Pas aussi intense, car je ne suis jamais allé jusqu’à la dépression. En tant que metteur en scène de théâtre, je trouve que le monde avance très, voire trop, vite. Cela parvient presque à me faire douter de ma capacité à le comprendre, à le cerner. Quand on est jeune, on a cette sensation que c’est à nous de prendre la parole. J’espère un jour être assez humble avec cela car je sais que le monde est tellement en mouvement qu’on devient vite spectateur de tout ce qu’il se passe. Récemment, je discutais avec un ado de 14 ans et il semblait déjà dépassé par la vie. On vit un moment hallucinant. Je ne sais pas si c’est positif ou négatif mais c’est dans un sens excitant. L’arrivée de l’intelligence artificielle, les NFT qui ont dégringolé en l’espace d’un an… L’an dernier, sur le tournage du film Un coup de maître, c’était quelque chose qu’il fallait regarder et qui était au centre de l’attention. Maintenant que le film est sorti, cela semble déjà passé de mode. C’est bien que les choses changent mais cela crée parallèlement des mondes différents.

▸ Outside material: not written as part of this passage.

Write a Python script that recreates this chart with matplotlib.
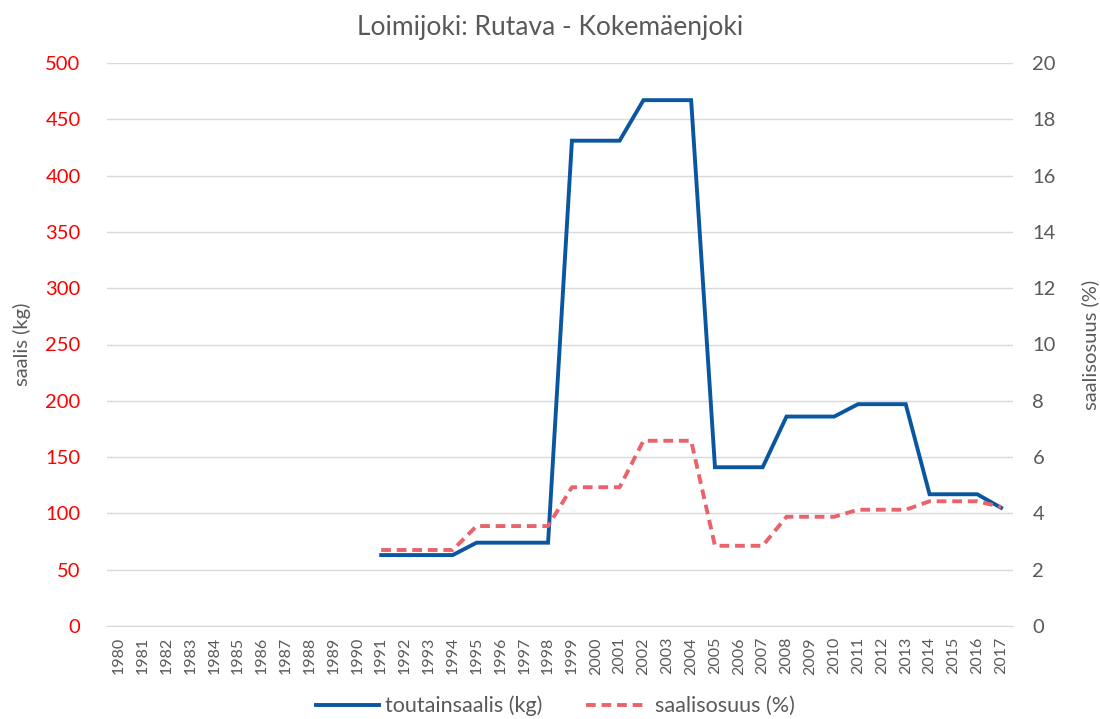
import matplotlib
matplotlib.use("Agg")
import matplotlib.pyplot as plt
import numpy as np

years = [str(y) for y in range(1980, 2018)]
catch_years = list(range(1991, 2018))
catch_kg = [63, 63, 63, 63, 74, 74, 74, 74, 431, 431, 431, 467, 467, 467,
            141, 141, 141, 186, 186, 186, 197, 197, 197, 117, 117, 117, 105]
share_pct = [2.7, 2.7, 2.7, 2.7, 3.55, 3.55, 3.55, 3.55, 4.93, 4.93, 4.93,
             6.58, 6.58, 6.58, 2.85, 2.85, 2.85, 3.88, 3.88, 3.88, 4.13, 4.13, 4.13,
             4.43, 4.43, 4.43, 4.23]

plt.rcParams['font.family'] = ['Lato', 'DejaVu Sans']
gray = '#595959'
blue = '#0A56A0'
red = '#E8646A'

fig = plt.figure(figsize=(11, 7.19), dpi=100)
ax = fig.add_axes([107/1100, 1-626/719, (1013-107)/1100, (626-63)/719])
ax2 = ax.twinx()

xpos = [years.index(str(y)) for y in catch_years]
l1, = ax.plot(xpos, catch_kg, color=blue, lw=2.8, solid_joinstyle='miter')
l2, = ax2.plot(xpos, share_pct, color=red, lw=2.8, ls=(0, (2.5, 1.5)))

ax.set_xlim(-0.5, len(years) - 0.5)
ax.set_ylim(0, 500)
ax2.set_ylim(0, 20)
ax.set_yticks(np.arange(0, 501, 50))
ax2.set_yticks(np.arange(0, 21, 2))
ax.set_xticks(range(len(years)))
ax.set_xticklabels(years, rotation=90, fontsize=11.5, color=gray)
ax.tick_params(axis='x', length=0, pad=8)
ax.tick_params(axis='y', length=0, labelsize=14.5, labelcolor='#FF0000', pad=19)
ax2.tick_params(axis='y', length=0, labelsize=14.5, labelcolor=gray, pad=14)
ax.grid(axis='y', color='#D9D9D9', lw=1)
ax.set_axisbelow(True)
for a in (ax, ax2):
    for s in a.spines.values():
        s.set_visible(False)
ax.spines['bottom'].set_visible(True)
ax.spines['bottom'].set_color('#D9D9D9')

ax.set_ylabel('saalis (kg)', color=gray, fontsize=14.5, rotation=90,
              va='center', ha='center')
ax2.set_ylabel('saalisosuus (%)', color=gray, fontsize=14.5, rotation=90,
               va='center', ha='center')
ax.yaxis.set_label_coords((22-107)/906, 0.5)
ax2.yaxis.set_label_coords((1090-107)/906, 0.5)

fig.suptitle('Loimijoki: Rutava - Kokemäenjoki', y=1-28/719, va='center',
             fontsize=19, color=gray)
fig.legend([l1, l2], ['toutainsaalis (kg)', 'saalisosuus (%)'],
           loc='center', bbox_to_anchor=(0.505, 1-706/719), ncol=2, frameon=False,
           fontsize=15.5, labelcolor=gray, handlelength=2.9, handletextpad=0.3,
           columnspacing=2.0)

fig.savefig('out.png', dpi=100)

La bizarrerie du truc c’est qu’il ne faut pas devenir un vieux con. Il y a un équilibre qui bouge et il faut réussir à le comprendre.
« Même si ce métier est parfois compliqué, je pense qu’il n’y a rien de plus beau. » Vincent Macaigne
Je crois que vous venez d’un milieu artistique…
Ma mère est peintre mais je ne pense pas avoir grandi dans le milieu de l’art contemporain. Le milieu dans lequel évolue Arthur dans le film est chic et opulent. Ce n’était pas tellement mon cas. Mais il est vrai que j’ai assez vite été initié à cette réflexion autour de l’art.
Vous fêterez bientôt vos vingt bougies en tant qu’acteur. Vers quels genre de rôles souhaitez-vous aller aujourd’hui ?
J’adorerais retourner avec mes amis, que ce soit Guillaume Brac, Antonin Peretjatko… refaire un tour de mes amitiés. J’ai adoré quand Elie Wajeman m’a proposé Médecin de Nuit. C’était un rôle était passionnant.
Récemment, on vous a vu jouer dans des séries humoristiques comme La Flamme ou encore Le Flambeau, mais aussi dans des rôles plus sérieux comme dans le long-métrage d’Emmanuel Mouret (Chronique d’une liaison passagère). Dans quel registre vous sentez-vous le mieux ?
J’aime beaucoup Jonathan Cohen et nous sommes assez amis. Ce sont en partie les raisons qui m’ont amené à jouer dans La Flamme ou dans Le Flambeau. Je ne pensais pas que les gens iraient voir ce genre de programmes. J’hallucine face à l’ampleur que cela a pris. Sinon, je pense que j’aime tous les genres cinématographiques, les paris, et que l’on m’offre l’espace d’être un genre de soldat pour une œuvre. Lorsqu’on a l’impression de défendre une cause juste, ça donne du sens à nos vies. Même si ce métier est parfois compliqué, je pense qu’il n’y a rien de plus beau.
En 2013, vous avez joué aux côtés de Laetitia Dosch dans La Bataille de Solférino, un film de Justine Triet. Qu’avez-vous pensé de son discours et de sa Palme d’or à Cannes ?
À travers son discours, Justine Triet voulait dire qu’elle pense à tous ceux qui galèrent. Faire ce discours, alors qu’elle recevait la Palme d’or, qui est la chose la plus folle qu’un cinéaste puisse avoir, c’était très fort. Faire du théâtre et du cinéma c’est déjà une chance, et par rapport à plein de domaines, comme la médecine ou la science par exemple, c’est sûrement cosmétique. Mais cela fait acte de civilisation et donne de l’espoir. Pour ces raisons, je n’ai pas compris la mauvaise réception de son message par certains. Je pense qu’elle voulait aussi dire que la France est un pays génial, où l’on aide les artistes, que c’est une sorte d’exception et que nous devons essayer de ne pas perdre ça. Ce discours était aussi une manière de dire que l’on souhaite défendre tout ce que l’on a acquis. Pour mon cas personnel, je viens de nulle part, j’ai fait mon lycée à Troyes, j’ai bien aimé le théâtre, j’ai fait le conservatoire national. Je n’aurais pas eu l’argent pour faire le Cours Florent par exemple. Je trouve que nous vivons dans un pays exceptionnel pour toutes ces raisons. Je ne me suis jamais endetté pour faire mes études, ce qui n’aurait pas été le cas aux États-Unis. Il faut finalement que l’on continue à se battre pour cet accès à la culture.
Un coup de maître (2023) avec Vincent Macaigne et Bouli Lanners, de Rémi Bezançon, au cinéma le mercredi 9 août 2023.